Discussion in 'Off Topic' started by Typhoon, Oct 4, 2009.
While I respect the original for being groundbreaking in a lot of ways, as well as having a great score, I also thought it was boring as hell.
I didn't realise ford was still in it. should be good. Random trivia: ridley Scott grew up in the same area as my wife and the local fractional distillation columns were his backdrop for blade runner and it's style
Blade Runner is easily in my top 5 films of all time. Very interested as to why you felt it was boring?
Been a while since I've seen it, so hard to remember specifics. I remember nothing happening until the final fight and "tears in rain" speech. I do remember really liking the score. I just remember it being really slow until the end.
Also, I've read that which version you watch can determine how much you like the film. Some cuts are alot better. I've chalked it up to watching the "bad cut". I am sure I'll watch it again before the sequel comes out.
I guess this depends on what kinds of movies you like. To me, Blade Runner is a movie that is filled to the brim with content, it's just not action.. It's a contemplative film, it's a very deep film..
Honestly, it's.. one of the best films ever made. There's also quite a few action scenes, and several replicants get killed by Deckard so, as I recall, there's about 5-6 different scenes of Deckard in trouble, and about 3 action scenes without him.
It's not an action movie though..
I wonder... I think, if you felt nothing happened, then you actually watched the "good" cut; which would be the Director's Cut.
The original theatrical version has Harrison Ford narrating the movie.

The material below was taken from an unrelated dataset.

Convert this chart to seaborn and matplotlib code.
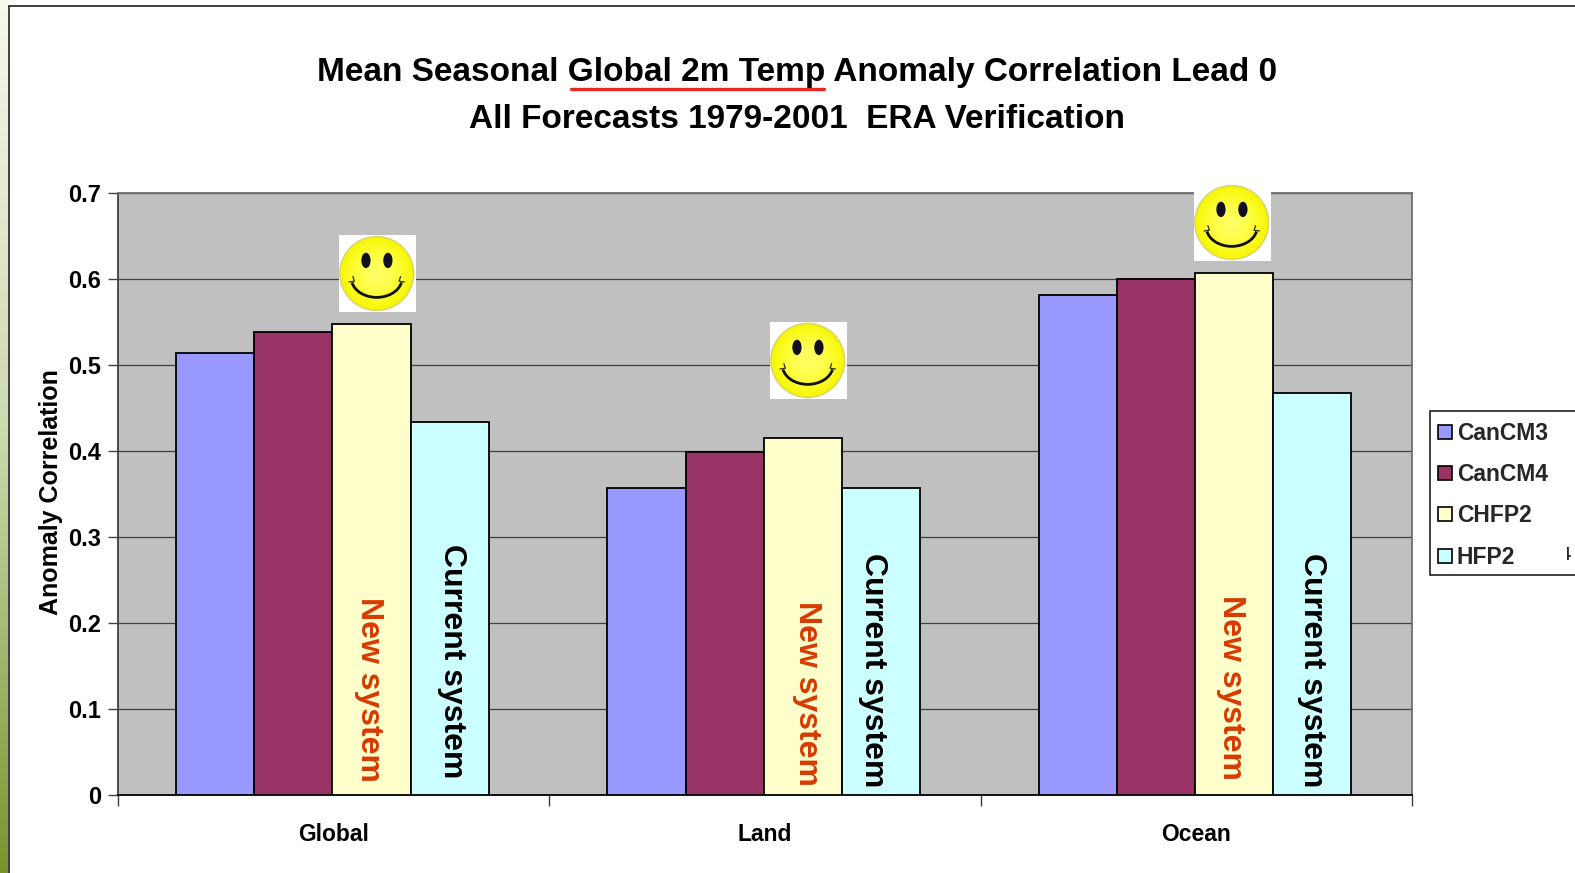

It's shorter, IIRC, and there are FAR fewer moments of silence in the movie as Ford is talking to the audience throughout. The theatrical version also has a happy ending and is much more explicit in conveying the message of the film. This version though is not canon as there is a critical difference leading up to the sequel.
The director's cut is very different. It's longer, and I think half or more than half of the film is almost entirely just the score. There is no narration whatsoever, and the movie is edited differently. The ending is ambiguous and almost a downer but it's canon.
I personally like BOTH cuts, I look at them as alternate realities of the same movie. One is a detective movie (the theatrical version); the other is a philosophical movie set to music. They're completely different, but both are great.
I'll definitely got the directors cut, then. I will check out the shorter version.
For an understanding as to the different narratives of the film:
Read this if you don't care about spoiling the ending (or already know what 99% of everyone already knows):
In the theatrical cut, Deckard is simply a detective. It's done in a cyber-punk take on noir, but, that's pretty much it. He's on the outside looking in at a world he doesn't understand yet is asked to judge. He'd rather not be doing this, but, if he's not a cop -- he's little people.. Which, in this world, could mean you're essentially in the shitter.
In the director's cut, Deckard is not just a detective. Everything and everyone around him knows more than he does. He suspects something is very wrong with his life, and he has memories of his earlier years that seem very distant to him - he's also having a recurring dream of a unicorn that he can't explain for the life of him. He meets a woman named Rachel who he identifies as a replicant, yet, he not only finds her attractive but finds something about her that's familiar. He eventually realizes, and this is confirmed, that he is a replicant himself. He's no longer on the outside looking in, but very much on the inside looking out -- now on the run, in fear of his own life as well as her's.
This is why the director's cut removes the narration and is cut so differently; because these are really two different movies, with two different stories. They share plot points, but, they're quite dissimilar.
Assassins Creed: 0.0/10.0
When I first saw Blade Runner as a kid it bored the shit out of me. Liked it a lot better when I rewatched it as an adult, and I bought that Blu-Ray set that has like four or five different cuts of the film that really helps you appreciate it.
I give it about a 5/10. And that is because I love the video game franchise and there were a ton of cool call backs to the games.
As a movie on it's own I give it about a 2.5. Fight scenes were well shot... and that's about it.
I've been on a tear in a particular direction..
All the president's men
Rogue One - 9/10. Only prior SW movie I'd definitely put above it is ESB. It was very much an un-Ewoks movie.
Really thought the male lead was exceptionally good at setting the correct tone for the movie.